## Begin Records supplied

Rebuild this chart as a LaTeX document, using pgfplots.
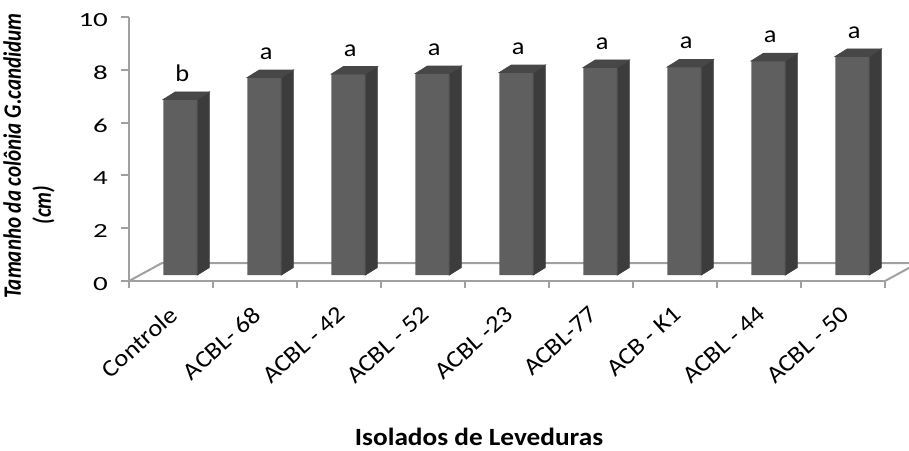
\documentclass[border=0pt]{standalone}
\usepackage{fontspec}
\setmainfont{Carlito}[FakeStretch=1.1]
\newfontfamily\tickfont{Carlito}[FakeStretch=1.45]
\newfontfamily\ylabfont{Carlito Bold Italic}[FakeStretch=0.84]
\usepackage{pgfplots}
\usepackage{pgfplotstable}
\pgfplotsset{compat=1.18}

\definecolor{barfront}{HTML}{5F5F5F}
\definecolor{barside}{HTML}{3C3C3C}
\definecolor{bartop}{HTML}{474747}
\definecolor{axisgray}{HTML}{A0A0A0}

% colony diameter (cm) and significance group for each isolate
\pgfplotstableread{
x v grp
0 6.65 b
1 7.48 a
2 7.61 a
3 7.63 a
4 7.67 a
5 7.86 a
6 7.88 a
7 8.11 a
8 8.28 a
}\colonia

% empty mark: the scatter code below draws the faces itself
\pgfdeclareplotmark{blank}{}

\begin{document}
\begin{tikzpicture}
\useasboundingbox (-64.5pt,-84.5pt) rectangle (390pt,140.5pt);
\begin{axis}[
  at={(0,0)}, anchor=south west,
  scale only axis, width=378pt, height=132pt,
  xmin=-0.5, xmax=8.5, ymin=0, ymax=10,
  clip=false,
  separate axis lines,
  axis x line*=bottom, axis y line*=left,
  axis line style={-, draw=axisgray, line width=1pt},
  ytick={0,2,...,10},
  ytick align=outside,
  major tick length=4pt,
  y tick style={draw=axisgray, line width=1pt},
  yticklabel style={anchor=east, xshift=-3pt, yshift=-1.5pt, font=\fontsize{10}{12}\tickfont, /pgf/number format/assume math mode=true},
  xtick={0,...,8},
  xticklabels={Controle, ACBL- 68, ACBL - 42, ACBL - 52, ACBL -23, ACBL-77, ACB - K1, ACBL - 44, ACBL - 50},
  major x tick style={draw=none},
  minor xtick={-0.5,0.5,...,8.5},
  minor x tick style={draw=axisgray, line width=1pt},
  xtick align=outside,
  minor tick length=3.5pt,
  xticklabel style={rotate=42, anchor=east, font=\fontsize{12}{14}\selectfont, xshift=-3pt, yshift=-9pt},
  xlabel={Isolados de Leveduras},
  xlabel style={at={(axis description cs:0.463,0)}, anchor=base, yshift=-82pt, font=\fontsize{12.4}{14}\selectfont\bfseries},
  ylabel={Tamanho da colônia G.candidum\\(cm)\hspace*{49pt}},
  ylabel style={at={([xshift=-50pt]axis description cs:0,0.473)}, anchor=center, align=center,
    font=\fontsize{12.5}{15}\ylabfont},
]
% floor of the plot area (drawn first so the bars cover it)
\draw[axisgray, line width=1pt] (axis cs:-0.5,0) -- ++(16.5pt,9pt) -- ([shift={(16.5pt,9pt)}]axis cs:8.5,0) -- (axis cs:8.5,0);

% front faces of the bars
\addplot[ybar, bar width=17pt, fill=barfront, draw=none, xshift=4.65pt, yshift=3pt]
  table[x=x, y=v] {\colonia};

% side and top faces, plus the group letter above each bar
\addplot[only marks, mark=blank, scatter, xshift=4.65pt, yshift=3pt,
  point meta=explicit symbolic,
  visualization depends on={\thisrow{v} \as \val},
  scatter/@pre marker code/.code={
    \fill[barside] (8.5pt,0pt) -- ++(6pt,3.75pt) -- ++(axis direction cs:0,-\val) -- ++(-6pt,-3.75pt) -- cycle;
    \fill[bartop] (-8.5pt,0pt) -- (8.5pt,0pt) -- ++(6pt,3.75pt) -- ++(-17pt,0pt) -- cycle;
    \node[anchor=base, font=\fontsize{12}{14}\selectfont, inner sep=0pt] at (1pt,9pt) {\pgfplotspointmeta};
  },
  scatter/@post marker code/.code={},
] table[x=x, y=v, meta=grp] {\colonia};
\end{axis}
\end{tikzpicture}
\end{document}
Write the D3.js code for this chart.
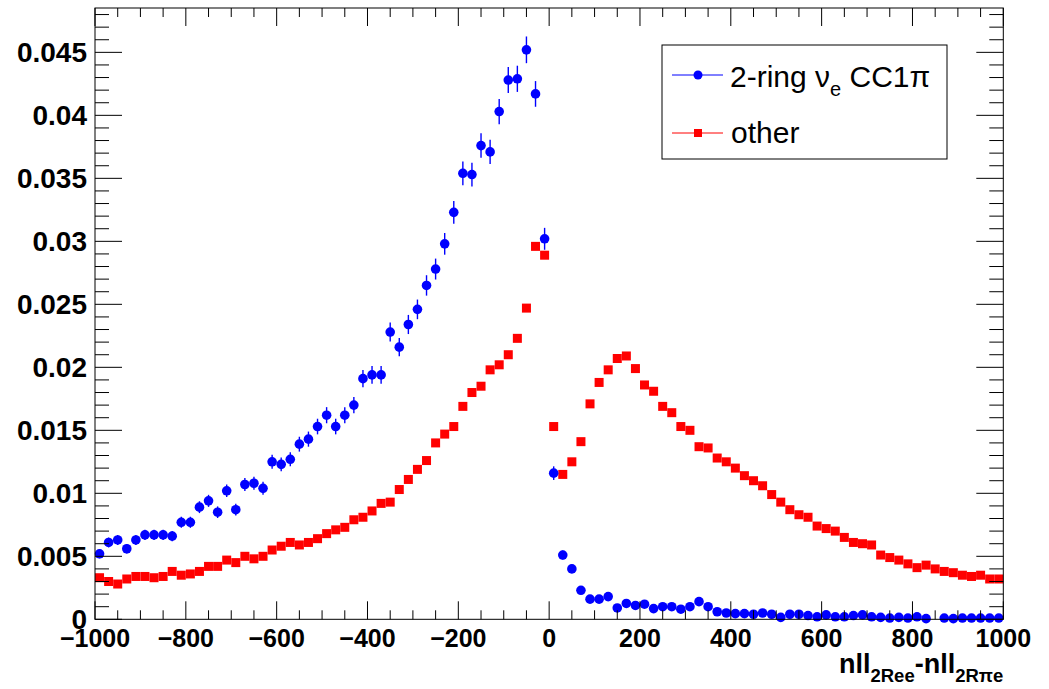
<!DOCTYPE html>
<html>
<head>
<meta charset="utf-8">
<script src="https://cdn.jsdelivr.net/npm/d3@7"></script>
<style>
  html, body { margin: 0; padding: 0; background: #fff; }
  svg { display: block; }
</style>
</head>
<body>
<svg id="chart" width="1049" height="689"></svg>
<script>
// ---------------- data ----------------
const binLow = -1000, binHigh = 1000, nBins = 100;
const binCenters = d3.range(nBins).map(i => binLow + (i + 0.5) * (binHigh - binLow) / nBins);

const signalValues = [
  0.0052, 0.0061, 0.0063, 0.0056, 0.0063, 0.0067, 0.0067, 0.0067, 0.0066, 0.0077,
  0.0077, 0.0089, 0.0094, 0.0085, 0.0102, 0.0087, 0.0107, 0.0108, 0.0104, 0.0125,
  0.0123, 0.0127, 0.0139, 0.0143, 0.0153, 0.0162, 0.0153, 0.0162, 0.0170, 0.0191,
  0.0194, 0.0194, 0.0228, 0.0216, 0.0234, 0.0246, 0.0265, 0.0278, 0.0298, 0.0323,
  0.0354, 0.0353, 0.0376, 0.0371, 0.0403, 0.0428, 0.0429, 0.0452, 0.0417, 0.0302,
  0.0116, 0.0051, 0.0040, 0.0023, 0.0016, 0.0016, 0.0018, 0.0009, 0.00126, 0.0011,
  0.0012, 0.00085, 0.0010, 0.0010, 0.0008, 0.0010, 0.0014, 0.0010, 0.0006, 0.0005,
  0.00045, 0.00045, 0.0004, 0.0005, 0.0004, 0.00015, 0.0004, 0.0004, 0.0003, 0.0002,
  0.00035, 0.0002, 0.0002, 0.0003, 0.00035, 0.0002, 0.00015, 0.0001, 0.00015, 0.0001,
  0.0002, 0.00005, null, 0.0001, 0.00005, 0.0001, 0.0001, 0.0001, 0.0001, 0.0001
];
const signalErrors = [
  0.00036, 0.00039, 0.0004, 0.00037, 0.0004, 0.00041, 0.00041, 0.00041, 0.00041, 0.00044,
  0.00044, 0.00047, 0.00048, 0.00046, 0.0005, 0.00047, 0.00052, 0.00052, 0.00051, 0.00056,
  0.00055, 0.00056, 0.00059, 0.0006, 0.00062, 0.00064, 0.00062, 0.00064, 0.00065, 0.00069,
  0.0007, 0.0007, 0.00076, 0.00073, 0.00076, 0.00078, 0.00081, 0.00083, 0.00086, 0.0009,
  0.00094, 0.00094, 0.00097, 0.00096, 0.001, 0.00103, 0.00104, 0.00106, 0.00102, 0.00087,
  0.00054, 0.00036, 0.00032, 0.00024, 0.0002, 0.0002, 0.00021, 0.00015, 0.00018, 0.00017,
  0.00017, 0.00015, 0.00016, 0.00016, 0.00014, 0.00016, 0.00019, 0.00016, 0.00012, 0.00011,
  0.0001, 0.0001, 0.0001, 0.00011, 0.0001, 0.00006, 0.0001, 0.0001, 0.00009, 0.00007,
  0.00009, 0.00007, 0.00007, 0.00009, 0.00009, 0.00007, 0.00006, 0.00005, 0.00006, 0.00005,
  0.00007, 0.00004, 0, 0.00005, 0.00004, 0.00005, 0.00005, 0.00005, 0.00005, 0.00005
];
const otherValues = [
  0.0033, 0.0030, 0.0028, 0.0032, 0.0034, 0.0034, 0.0033, 0.0034, 0.0038, 0.0035,
  0.0036, 0.0038, 0.0042, 0.0042, 0.0047, 0.0045, 0.0050, 0.0048, 0.0050, 0.0055,
  0.0058, 0.0061, 0.0059, 0.0061, 0.0064, 0.0068, 0.0071, 0.0073, 0.0079, 0.0081,
  0.0086, 0.0092, 0.0093, 0.0103, 0.0111, 0.0119, 0.0126, 0.0140, 0.0147, 0.0153,
  0.0169, 0.0180, 0.0185, 0.0198, 0.0202, 0.0210, 0.0223, 0.0247, 0.0296, 0.0289,
  0.0153, 0.0115, 0.0125, 0.0141, 0.0171, 0.0188, 0.0198, 0.0207, 0.0209, 0.0199,
  0.0186, 0.0181, 0.0169, 0.0164, 0.0153, 0.0150, 0.0137, 0.0136, 0.0128, 0.0125,
  0.0120, 0.0114, 0.0110, 0.0106, 0.0099, 0.0093, 0.0087, 0.0083, 0.0081, 0.0074,
  0.0072, 0.0070, 0.0065, 0.0061, 0.0060, 0.0059, 0.0051, 0.0049, 0.0047, 0.0044,
  0.0041, 0.0043, 0.0040, 0.0038, 0.0037, 0.0035, 0.0034, 0.0035, 0.0032, 0.0032
];

const xMajorTicks = [-1000, -800, -600, -400, -200, 0, 200, 400, 600, 800, 1000];
const xTickLabels = ["\u22121000", "\u2212800", "\u2212600", "\u2212400", "\u2212200", "0", "200", "400", "600", "800", "1000"];
const yMajorTicks = [0, 0.005, 0.01, 0.015, 0.02, 0.025, 0.03, 0.035, 0.04, 0.045];
const yTickLabels = ["0", "0.005", "0.01", "0.015", "0.02", "0.025", "0.03", "0.035", "0.04", "0.045"];
const legendLabels = ["2-ring", "other"];

// ---------------- layout ----------------
const frame = { left: 95, right: 1003.3, top: 8, bottom: 619.3 };
const yMax = 0.04852;
const svg = d3.select("#chart");
svg.append("rect").attr("width", 1049).attr("height", 689).attr("fill", "#fff");

const x = d3.scaleLinear().domain([binLow, binHigh]).range([frame.left, frame.right]);
const y = d3.scaleLinear().domain([0, yMax]).range([frame.bottom, frame.top]);

const BLUE = "#0000ff", RED = "#ff0000";
const font = "'Liberation Sans', Arial, Helvetica, sans-serif";

// ---------------- data marks ----------------
const otherData = binCenters.map((c, i) => ({ c, v: otherValues[i] }));
const sigData = binCenters.map((c, i) => ({ c, v: signalValues[i], e: signalErrors[i] })).filter(d => d.v !== null);

const sq = 9;
svg.append("g").selectAll("rect").data(otherData).join("rect")
  .attr("x", d => x(d.c) - sq / 2).attr("y", d => y(d.v) - sq / 2)
  .attr("width", sq).attr("height", sq).attr("fill", RED);

svg.append("g").selectAll("line").data(sigData).join("line")
  .attr("x1", d => x(d.c)).attr("x2", d => x(d.c))
  .attr("y1", d => y(d.v + d.e)).attr("y2", d => y(Math.max(0, d.v - d.e)))
  .attr("stroke", BLUE).attr("stroke-width", 1.4);

svg.append("g").selectAll("circle").data(sigData).join("circle")
  .attr("cx", d => x(d.c)).attr("cy", d => y(d.v)).attr("r", 4.8).attr("fill", BLUE);

// ---------------- frame and ticks ----------------
const axisG = svg.append("g").attr("stroke", "#000").attr("stroke-width", 1);
axisG.append("rect")
  .attr("x", frame.left).attr("y", frame.top)
  .attr("width", frame.right - frame.left).attr("height", frame.bottom - frame.top)
  .attr("fill", "none");

const xMinor = d3.range(-1000, 1001, 50).filter(v => v % 200 !== 0);
const yMinor = d3.range(0, 49).map(i => i * 0.001).filter(v => y(v) >= frame.top && Math.round(v * 1000) % 5 !== 0);

function tick(x1, y1, x2, y2) {
  axisG.append("line").attr("x1", x1).attr("y1", y1).attr("x2", x2).attr("y2", y2);
}
xMajorTicks.forEach(v => {
  tick(x(v), frame.bottom, x(v), frame.bottom - 18);
  tick(x(v), frame.top, x(v), frame.top + 18);
});
xMinor.forEach(v => {
  tick(x(v), frame.bottom, x(v), frame.bottom - 9);
  tick(x(v), frame.top, x(v), frame.top + 9);
});
yMajorTicks.forEach(v => {
  tick(frame.left, y(v), frame.left + 27, y(v));
  tick(frame.right, y(v), frame.right - 27, y(v));
});
yMinor.forEach(v => {
  tick(frame.left, y(v), frame.left + 14, y(v));
  tick(frame.right, y(v), frame.right - 14, y(v));
});

// ---------------- tick labels ----------------
svg.append("g").selectAll("text").data(xMajorTicks).join("text")
  .attr("x", d => x(d)).attr("y", 647)
  .attr("text-anchor", "middle")
  .attr("font-family", font).attr("font-weight", "bold").attr("font-size", 25)
  .text((d, i) => xTickLabels[i]);

svg.append("g").selectAll("text").data(yMajorTicks).join("text")
  .attr("x", 87).attr("y", d => y(d) + 10)
  .attr("text-anchor", "end")
  .attr("font-family", font).attr("font-weight", "bold").attr("font-size", 28)
  .text((d, i) => yTickLabels[i]);

// ---------------- axis title ----------------
const title = svg.append("text")
  .attr("x", frame.right).attr("y", 673)
  .attr("text-anchor", "end")
  .attr("font-family", font).attr("font-weight", "bold").attr("font-size", 27);
title.append("tspan").text("nll");
title.append("tspan").attr("dy", 9).attr("font-size", 18.5).text("2Ree");
title.append("tspan").attr("dy", -9).text("-nll");
title.append("tspan").attr("dy", 9).attr("font-size", 18.5).text("2R\u03C0e");

// ---------------- legend ----------------
const lg = svg.append("g");
lg.append("rect").attr("x", 662).attr("y", 45).attr("width", 285).attr("height", 114)
  .attr("fill", "#fff").attr("stroke", "#000").attr("stroke-width", 1);

lg.append("line").attr("x1", 672).attr("x2", 723).attr("y1", 75).attr("y2", 75).attr("stroke", BLUE).attr("stroke-width", 1);
lg.append("circle").attr("cx", 698).attr("cy", 75).attr("r", 4.5).attr("fill", BLUE);
const t1 = lg.append("text").attr("x", 730).attr("y", 87)
  .attr("font-family", font).attr("font-size", 30).attr("fill", "#000");
t1.append("tspan").text(legendLabels[0] + " \u03BD");
t1.append("tspan").attr("dy", 9).attr("font-size", 20).text("e");
t1.append("tspan").attr("dy", -9).text(" CC1\u03C0");

lg.append("line").attr("x1", 672).attr("x2", 723).attr("y1", 133).attr("y2", 133).attr("stroke", RED).attr("stroke-width", 1);
lg.append("rect").attr("x", 698 - 4).attr("y", 133 - 4).attr("width", 8).attr("height", 8).attr("fill", RED);
lg.append("text").attr("x", 731).attr("y", 143)
  .attr("font-family", font).attr("font-size", 30).attr("fill", "#000")
  .text(legendLabels[1]);
</script>
</body>
</html>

## End Records supplied

• [What the task asks]
Reproduce exactly the run of lines beginning with the one that contains "Write the D3.js code for this chart." and ending with the one that contains "const binCenters = d3.range(nBins).map(i". Do not include pictures.

• [Task answer]
Write the D3.js code for this chart.
<!DOCTYPE html>
<html>
<head>
<meta charset="utf-8">
<script src="https://cdn.jsdelivr.net/npm/d3@7"></script>
<style>
  html, body { margin: 0; padding: 0; background: #fff; }
  svg { display: block; }
</style>
</head>
<body>
<svg id="chart" width="1049" height="689"></svg>
<script>
// ---------------- data ----------------
const binLow = -1000, binHigh = 1000, nBins = 100;
const binCenters = d3.range(nBins).map(i => binLow + (i + 0.5) * (binHigh - binLow) / nBins);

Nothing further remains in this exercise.